Mecklenburg has consistently scored low in national rankings that assess residents’ access to park space, and the county fell far short of its previous plans to build 129 miles of greenway by the end of 2018. Less than half of that mileage has been completed. Meanwhile, staffing and funding for the parks has not recovered from deep cuts during the recession, and remains below pre-recession levels.
But taxes could be an especially potent issue this year.
County commissioners are already considering a proposal to put a new quarter-cent sales tax on the ballot in November. If approved by voters, the tax would generate an additional $50 million, $20 million of which would go to the Arts & Science Council and $30 million of which the county commissioners could decide to spend as they want. The ASC has said they’re at a “crisis point” because of falling private donations for the arts, so they want a dedicated, reliable funding stream.
And property owners are waiting to see how the county and local municipalities set their property tax rates, after the first revaluation since 2011 assigned dramatically higher values to many homes. The median increase for residential property values was 43 percent, but homeowners in many fast-growing areas saw their property values double or even triple.
That’s raising concerns about the impact of higher property taxes, especially on longtime residents. Residents won’t know the exact impact on their tax bills until the county and local municipalities get through their budgeting process and set their tax rates in late spring.
County commission chairman George Dunlap said the study by county staff will help clarify how much a bond would cost to issue and what additional debt levels the county can support.
“There is certainly a cost to a $300 million bond. You can’t get it for free,” he said. But, he added: “It’s just a study. It doesn’t cost us anything to do a study.”
Leake said she won’t support anything that would raise taxes.
“I’m not willing to tax my people any more,” she said.
The county is already in the midst of a five-year, $1.6 billion capital improvement plan, with more than half of the projects to be funded by bonds. That includes spending on Charlotte-Mecklenburg Schools, Central Piedmont Community College, government facilities, parks, greenways and the library system.
Cotham said that the county already has its capital plan underway, and the previous board told voters they wouldn’t come back and ask for more bonds until 2023. “To come back a few months later and say we’re going to look at another bond? No. I can’t do that,” she said.
Some county commissioners have suggested that focusing on parks might not be a pressing issue for much of the community. Dunlap said at the commission’s meeting last week that a recent ranking of county priorities by people in the community showed minorities care less about increasing parks spending.
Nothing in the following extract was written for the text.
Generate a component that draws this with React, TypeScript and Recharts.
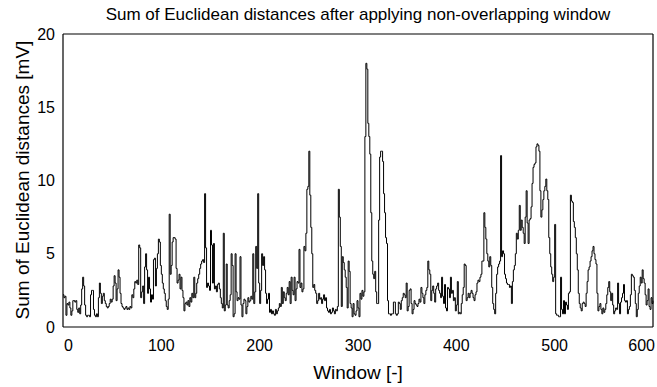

“Parks and greenways fell off, except for whites,” Dunlap said. “It was not a top priority for African Americans. It was not a top priority for Hispanics.”
At Wednesday’s meeting, Powell pushed back against the idea that parks benefit the wealthy or a particular race more than others. She said parks and recreation centers provide free options for all people.
“I’m not here to advocate for the wealthy population,” she said. “I’m advocating for the least of these.”